* **What you should do**
Where the word "chart" occurs in a line, return that line.
** BEGIN Data listing **
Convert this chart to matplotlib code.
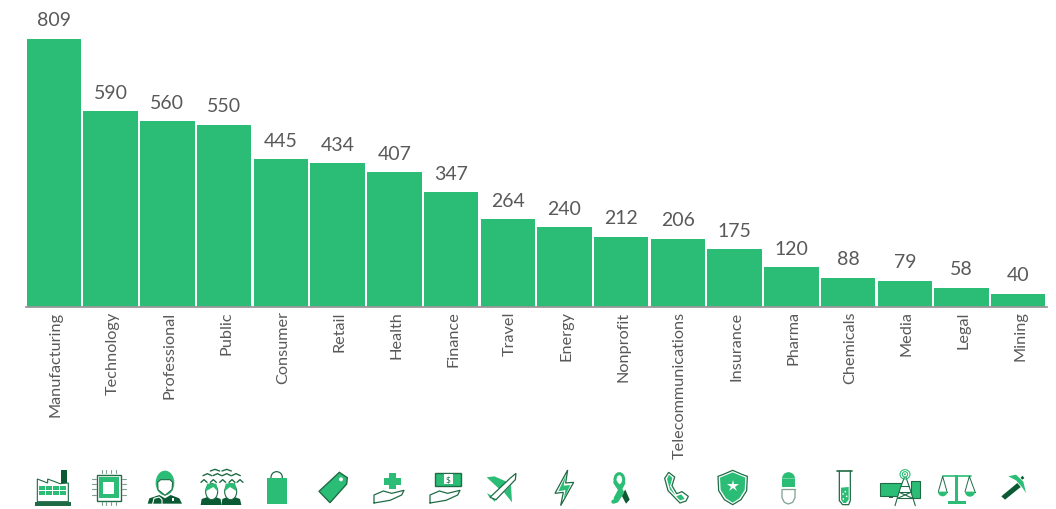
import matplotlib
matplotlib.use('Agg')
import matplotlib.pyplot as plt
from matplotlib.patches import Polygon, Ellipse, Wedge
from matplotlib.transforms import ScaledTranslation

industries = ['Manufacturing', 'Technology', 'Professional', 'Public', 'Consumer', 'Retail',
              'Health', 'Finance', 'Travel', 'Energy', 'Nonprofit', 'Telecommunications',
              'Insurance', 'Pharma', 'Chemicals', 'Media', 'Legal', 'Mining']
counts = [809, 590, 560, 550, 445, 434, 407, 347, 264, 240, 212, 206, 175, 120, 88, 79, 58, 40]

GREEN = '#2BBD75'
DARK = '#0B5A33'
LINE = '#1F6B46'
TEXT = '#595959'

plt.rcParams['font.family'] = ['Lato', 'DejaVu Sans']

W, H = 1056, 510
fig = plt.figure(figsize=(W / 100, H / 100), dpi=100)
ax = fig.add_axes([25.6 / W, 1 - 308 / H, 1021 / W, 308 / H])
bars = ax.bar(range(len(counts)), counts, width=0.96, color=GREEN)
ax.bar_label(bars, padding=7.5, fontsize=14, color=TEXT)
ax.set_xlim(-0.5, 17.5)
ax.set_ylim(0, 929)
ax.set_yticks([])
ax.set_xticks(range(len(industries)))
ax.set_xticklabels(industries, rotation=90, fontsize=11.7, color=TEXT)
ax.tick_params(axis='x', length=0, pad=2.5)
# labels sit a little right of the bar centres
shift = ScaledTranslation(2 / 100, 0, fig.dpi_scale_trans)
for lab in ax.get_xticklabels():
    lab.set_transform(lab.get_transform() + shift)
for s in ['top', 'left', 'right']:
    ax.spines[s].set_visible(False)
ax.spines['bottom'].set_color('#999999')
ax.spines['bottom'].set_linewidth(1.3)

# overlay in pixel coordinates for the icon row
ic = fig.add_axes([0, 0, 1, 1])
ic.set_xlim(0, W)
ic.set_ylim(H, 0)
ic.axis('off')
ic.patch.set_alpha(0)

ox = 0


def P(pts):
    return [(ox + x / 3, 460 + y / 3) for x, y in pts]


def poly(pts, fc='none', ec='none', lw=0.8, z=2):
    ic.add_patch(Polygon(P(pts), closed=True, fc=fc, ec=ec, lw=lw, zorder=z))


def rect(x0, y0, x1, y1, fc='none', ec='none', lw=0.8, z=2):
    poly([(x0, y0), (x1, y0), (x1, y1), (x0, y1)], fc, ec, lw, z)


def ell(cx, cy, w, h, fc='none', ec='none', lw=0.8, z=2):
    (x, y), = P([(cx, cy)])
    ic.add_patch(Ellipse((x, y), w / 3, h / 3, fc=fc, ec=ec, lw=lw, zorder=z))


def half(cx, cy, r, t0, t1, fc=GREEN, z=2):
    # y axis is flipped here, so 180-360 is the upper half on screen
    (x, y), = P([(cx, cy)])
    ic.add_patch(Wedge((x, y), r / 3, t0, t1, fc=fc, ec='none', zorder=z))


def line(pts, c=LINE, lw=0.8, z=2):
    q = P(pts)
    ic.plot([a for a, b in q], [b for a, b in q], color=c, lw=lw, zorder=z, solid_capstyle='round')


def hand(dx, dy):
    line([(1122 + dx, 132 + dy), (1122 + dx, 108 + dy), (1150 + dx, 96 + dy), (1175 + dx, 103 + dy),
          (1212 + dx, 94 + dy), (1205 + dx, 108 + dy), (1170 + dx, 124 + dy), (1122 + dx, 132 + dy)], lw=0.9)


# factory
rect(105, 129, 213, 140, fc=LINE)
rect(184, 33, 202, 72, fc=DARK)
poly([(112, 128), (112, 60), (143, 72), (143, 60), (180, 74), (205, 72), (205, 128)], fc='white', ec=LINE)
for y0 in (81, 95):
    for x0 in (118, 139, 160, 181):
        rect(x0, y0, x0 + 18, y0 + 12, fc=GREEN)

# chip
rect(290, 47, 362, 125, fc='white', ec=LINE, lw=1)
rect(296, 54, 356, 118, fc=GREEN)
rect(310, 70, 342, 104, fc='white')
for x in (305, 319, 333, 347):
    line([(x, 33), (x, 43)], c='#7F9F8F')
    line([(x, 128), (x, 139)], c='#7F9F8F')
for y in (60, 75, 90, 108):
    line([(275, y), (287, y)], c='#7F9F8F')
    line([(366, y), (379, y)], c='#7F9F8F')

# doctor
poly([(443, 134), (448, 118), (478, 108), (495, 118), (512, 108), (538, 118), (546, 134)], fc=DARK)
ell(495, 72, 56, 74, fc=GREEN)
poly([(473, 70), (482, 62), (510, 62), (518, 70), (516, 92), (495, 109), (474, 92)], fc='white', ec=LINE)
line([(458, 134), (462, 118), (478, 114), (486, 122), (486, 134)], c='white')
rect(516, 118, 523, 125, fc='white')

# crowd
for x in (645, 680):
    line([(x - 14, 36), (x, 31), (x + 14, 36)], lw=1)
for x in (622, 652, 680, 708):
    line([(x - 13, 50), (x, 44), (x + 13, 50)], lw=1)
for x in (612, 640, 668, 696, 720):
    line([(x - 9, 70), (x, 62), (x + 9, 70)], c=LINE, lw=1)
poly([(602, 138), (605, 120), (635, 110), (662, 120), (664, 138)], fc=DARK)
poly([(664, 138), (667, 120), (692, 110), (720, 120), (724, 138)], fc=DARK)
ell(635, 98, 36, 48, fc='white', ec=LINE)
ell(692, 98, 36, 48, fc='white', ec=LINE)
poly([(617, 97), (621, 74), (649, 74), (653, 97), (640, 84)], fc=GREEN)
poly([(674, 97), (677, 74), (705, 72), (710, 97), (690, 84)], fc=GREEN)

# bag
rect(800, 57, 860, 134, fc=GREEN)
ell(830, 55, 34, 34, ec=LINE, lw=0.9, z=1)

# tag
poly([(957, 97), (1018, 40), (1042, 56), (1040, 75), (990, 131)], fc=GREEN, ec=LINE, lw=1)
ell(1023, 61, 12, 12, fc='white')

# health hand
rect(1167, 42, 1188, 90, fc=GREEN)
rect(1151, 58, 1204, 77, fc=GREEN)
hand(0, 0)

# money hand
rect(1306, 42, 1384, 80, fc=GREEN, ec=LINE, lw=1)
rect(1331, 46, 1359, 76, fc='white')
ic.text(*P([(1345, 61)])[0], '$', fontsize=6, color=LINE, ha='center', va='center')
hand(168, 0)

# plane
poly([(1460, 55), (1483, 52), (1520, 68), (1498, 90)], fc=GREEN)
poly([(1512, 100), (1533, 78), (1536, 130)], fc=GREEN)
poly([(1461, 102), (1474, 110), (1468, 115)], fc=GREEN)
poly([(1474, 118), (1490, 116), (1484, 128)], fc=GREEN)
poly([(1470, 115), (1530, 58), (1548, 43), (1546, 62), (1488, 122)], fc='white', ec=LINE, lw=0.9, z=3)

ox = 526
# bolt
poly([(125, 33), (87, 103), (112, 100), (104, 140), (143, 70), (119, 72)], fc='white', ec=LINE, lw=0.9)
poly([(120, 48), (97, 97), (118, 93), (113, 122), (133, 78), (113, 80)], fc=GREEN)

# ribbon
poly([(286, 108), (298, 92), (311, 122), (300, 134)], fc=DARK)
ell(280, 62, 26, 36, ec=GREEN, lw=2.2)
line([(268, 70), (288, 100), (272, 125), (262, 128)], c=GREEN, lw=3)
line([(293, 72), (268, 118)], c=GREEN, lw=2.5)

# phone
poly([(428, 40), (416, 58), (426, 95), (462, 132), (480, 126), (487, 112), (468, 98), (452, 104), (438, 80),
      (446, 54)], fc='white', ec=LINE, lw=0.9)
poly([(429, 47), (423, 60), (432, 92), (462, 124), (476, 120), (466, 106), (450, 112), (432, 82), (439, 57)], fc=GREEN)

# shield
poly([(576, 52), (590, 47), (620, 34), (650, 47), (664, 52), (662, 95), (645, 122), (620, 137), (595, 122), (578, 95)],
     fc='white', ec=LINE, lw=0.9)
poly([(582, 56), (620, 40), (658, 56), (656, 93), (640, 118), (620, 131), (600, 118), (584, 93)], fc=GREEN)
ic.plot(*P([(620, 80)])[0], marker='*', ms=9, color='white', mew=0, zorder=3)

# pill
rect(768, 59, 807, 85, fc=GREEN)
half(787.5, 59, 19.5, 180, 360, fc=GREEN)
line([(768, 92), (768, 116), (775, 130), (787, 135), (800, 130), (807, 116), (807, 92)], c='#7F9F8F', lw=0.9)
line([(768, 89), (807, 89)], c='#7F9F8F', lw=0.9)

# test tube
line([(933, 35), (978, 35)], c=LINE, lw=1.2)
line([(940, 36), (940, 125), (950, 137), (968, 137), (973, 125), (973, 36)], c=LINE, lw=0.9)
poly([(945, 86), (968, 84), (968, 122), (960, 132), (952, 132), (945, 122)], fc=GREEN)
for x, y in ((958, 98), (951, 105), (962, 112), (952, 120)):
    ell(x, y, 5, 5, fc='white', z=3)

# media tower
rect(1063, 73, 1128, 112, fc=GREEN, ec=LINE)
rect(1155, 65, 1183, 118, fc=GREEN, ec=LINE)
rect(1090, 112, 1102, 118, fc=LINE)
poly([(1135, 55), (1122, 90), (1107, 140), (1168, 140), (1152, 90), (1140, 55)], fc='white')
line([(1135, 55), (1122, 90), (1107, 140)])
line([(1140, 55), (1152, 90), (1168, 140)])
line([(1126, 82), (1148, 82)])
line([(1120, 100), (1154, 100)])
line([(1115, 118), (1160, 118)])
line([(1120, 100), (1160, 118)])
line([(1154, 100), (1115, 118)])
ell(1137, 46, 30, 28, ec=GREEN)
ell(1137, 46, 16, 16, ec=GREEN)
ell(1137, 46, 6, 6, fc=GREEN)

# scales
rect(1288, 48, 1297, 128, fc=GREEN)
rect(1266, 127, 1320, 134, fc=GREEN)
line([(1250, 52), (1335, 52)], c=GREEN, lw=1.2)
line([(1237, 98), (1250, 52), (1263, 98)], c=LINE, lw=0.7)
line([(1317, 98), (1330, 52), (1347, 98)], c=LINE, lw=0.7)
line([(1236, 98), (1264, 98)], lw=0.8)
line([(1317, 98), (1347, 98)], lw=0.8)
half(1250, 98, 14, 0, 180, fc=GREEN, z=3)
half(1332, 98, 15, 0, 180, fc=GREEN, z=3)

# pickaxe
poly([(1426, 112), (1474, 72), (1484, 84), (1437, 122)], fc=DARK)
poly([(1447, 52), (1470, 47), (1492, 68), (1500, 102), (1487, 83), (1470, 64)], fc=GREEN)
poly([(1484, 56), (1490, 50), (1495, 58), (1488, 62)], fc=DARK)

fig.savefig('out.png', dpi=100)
** END Data listing **
** BEGIN Data listing **
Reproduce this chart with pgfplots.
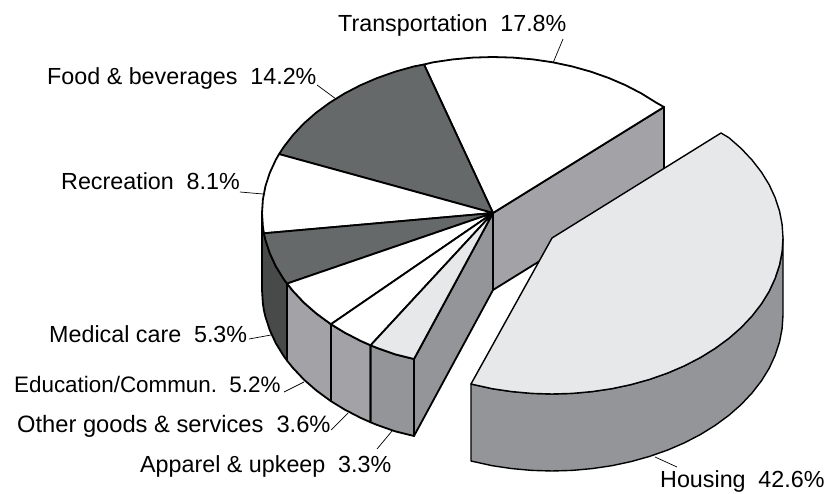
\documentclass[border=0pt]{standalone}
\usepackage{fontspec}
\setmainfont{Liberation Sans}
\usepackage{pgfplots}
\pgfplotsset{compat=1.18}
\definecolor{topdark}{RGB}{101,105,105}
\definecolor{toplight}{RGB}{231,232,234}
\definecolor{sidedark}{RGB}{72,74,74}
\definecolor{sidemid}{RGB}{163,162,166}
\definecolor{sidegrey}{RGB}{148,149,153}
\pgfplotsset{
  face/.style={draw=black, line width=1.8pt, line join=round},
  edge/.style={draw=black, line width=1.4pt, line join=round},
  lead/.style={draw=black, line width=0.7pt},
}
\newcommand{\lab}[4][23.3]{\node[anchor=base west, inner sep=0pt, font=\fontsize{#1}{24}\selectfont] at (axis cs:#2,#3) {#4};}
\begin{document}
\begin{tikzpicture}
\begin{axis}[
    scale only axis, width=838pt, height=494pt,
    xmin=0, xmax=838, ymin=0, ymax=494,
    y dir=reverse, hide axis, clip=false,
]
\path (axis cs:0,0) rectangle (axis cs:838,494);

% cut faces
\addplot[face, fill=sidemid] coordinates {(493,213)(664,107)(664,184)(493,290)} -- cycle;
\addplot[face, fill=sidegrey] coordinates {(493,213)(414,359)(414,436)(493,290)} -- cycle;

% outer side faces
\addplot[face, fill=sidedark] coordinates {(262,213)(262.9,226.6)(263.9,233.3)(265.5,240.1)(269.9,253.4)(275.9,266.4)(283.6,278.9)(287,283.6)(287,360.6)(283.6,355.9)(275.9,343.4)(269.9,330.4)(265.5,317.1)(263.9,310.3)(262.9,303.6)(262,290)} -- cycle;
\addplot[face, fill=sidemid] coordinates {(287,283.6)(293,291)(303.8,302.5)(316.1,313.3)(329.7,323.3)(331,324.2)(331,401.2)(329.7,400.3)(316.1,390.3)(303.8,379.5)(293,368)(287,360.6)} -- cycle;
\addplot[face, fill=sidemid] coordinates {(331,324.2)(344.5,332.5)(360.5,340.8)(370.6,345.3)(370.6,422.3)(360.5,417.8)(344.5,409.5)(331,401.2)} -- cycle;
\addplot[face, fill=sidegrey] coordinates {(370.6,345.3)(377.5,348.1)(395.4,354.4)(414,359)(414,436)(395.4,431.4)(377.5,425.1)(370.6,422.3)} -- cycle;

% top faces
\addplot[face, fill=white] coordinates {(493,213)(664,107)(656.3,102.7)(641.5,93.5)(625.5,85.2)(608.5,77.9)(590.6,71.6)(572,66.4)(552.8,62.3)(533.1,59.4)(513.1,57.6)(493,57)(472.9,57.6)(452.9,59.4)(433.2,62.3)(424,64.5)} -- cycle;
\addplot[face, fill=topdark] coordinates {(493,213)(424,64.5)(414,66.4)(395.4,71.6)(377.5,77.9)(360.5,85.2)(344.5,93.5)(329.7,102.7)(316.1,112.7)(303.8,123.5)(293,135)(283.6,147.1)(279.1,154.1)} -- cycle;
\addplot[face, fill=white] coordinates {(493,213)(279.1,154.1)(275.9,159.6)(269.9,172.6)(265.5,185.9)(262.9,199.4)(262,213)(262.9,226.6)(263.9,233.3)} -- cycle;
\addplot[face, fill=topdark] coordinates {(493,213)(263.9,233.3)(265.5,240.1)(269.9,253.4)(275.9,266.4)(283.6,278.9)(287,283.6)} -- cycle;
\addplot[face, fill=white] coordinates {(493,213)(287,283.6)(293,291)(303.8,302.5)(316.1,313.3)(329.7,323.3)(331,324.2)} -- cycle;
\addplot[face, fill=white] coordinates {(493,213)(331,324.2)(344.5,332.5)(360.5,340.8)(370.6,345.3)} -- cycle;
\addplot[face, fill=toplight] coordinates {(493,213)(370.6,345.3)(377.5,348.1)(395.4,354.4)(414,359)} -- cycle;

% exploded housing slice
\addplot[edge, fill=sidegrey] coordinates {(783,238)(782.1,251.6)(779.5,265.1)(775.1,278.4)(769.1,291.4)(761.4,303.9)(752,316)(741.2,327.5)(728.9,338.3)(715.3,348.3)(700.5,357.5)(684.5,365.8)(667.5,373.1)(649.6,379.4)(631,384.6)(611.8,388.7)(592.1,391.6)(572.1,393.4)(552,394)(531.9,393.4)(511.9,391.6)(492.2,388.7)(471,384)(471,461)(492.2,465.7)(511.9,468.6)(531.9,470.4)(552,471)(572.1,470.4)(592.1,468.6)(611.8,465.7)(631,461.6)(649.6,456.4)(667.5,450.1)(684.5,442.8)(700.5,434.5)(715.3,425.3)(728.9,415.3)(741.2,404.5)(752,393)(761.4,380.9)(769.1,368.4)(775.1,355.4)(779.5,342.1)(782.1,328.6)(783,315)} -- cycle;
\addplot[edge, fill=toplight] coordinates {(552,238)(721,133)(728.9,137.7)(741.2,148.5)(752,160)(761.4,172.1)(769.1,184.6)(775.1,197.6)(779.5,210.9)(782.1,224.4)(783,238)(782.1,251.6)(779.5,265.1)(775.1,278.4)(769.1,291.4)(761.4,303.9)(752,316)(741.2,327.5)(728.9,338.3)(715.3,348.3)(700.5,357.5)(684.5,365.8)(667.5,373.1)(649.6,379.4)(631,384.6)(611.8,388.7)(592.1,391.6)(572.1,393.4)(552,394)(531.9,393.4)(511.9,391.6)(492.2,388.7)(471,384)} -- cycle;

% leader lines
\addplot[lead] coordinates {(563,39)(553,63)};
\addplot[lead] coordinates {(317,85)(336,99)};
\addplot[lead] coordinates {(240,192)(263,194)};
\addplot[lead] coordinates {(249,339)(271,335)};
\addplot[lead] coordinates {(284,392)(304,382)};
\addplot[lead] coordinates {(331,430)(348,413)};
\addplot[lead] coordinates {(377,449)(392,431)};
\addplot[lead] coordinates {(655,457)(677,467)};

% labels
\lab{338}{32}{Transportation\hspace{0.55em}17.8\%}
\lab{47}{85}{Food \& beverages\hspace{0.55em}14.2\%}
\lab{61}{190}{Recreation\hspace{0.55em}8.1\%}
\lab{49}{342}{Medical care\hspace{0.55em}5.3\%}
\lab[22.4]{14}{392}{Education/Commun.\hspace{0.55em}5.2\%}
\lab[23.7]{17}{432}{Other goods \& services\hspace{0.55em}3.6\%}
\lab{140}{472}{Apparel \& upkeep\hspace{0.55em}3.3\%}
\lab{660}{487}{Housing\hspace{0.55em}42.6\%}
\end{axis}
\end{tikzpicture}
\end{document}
** END Data listing **
* **The completed task**
Convert this chart to matplotlib code.
Reproduce this chart with pgfplots.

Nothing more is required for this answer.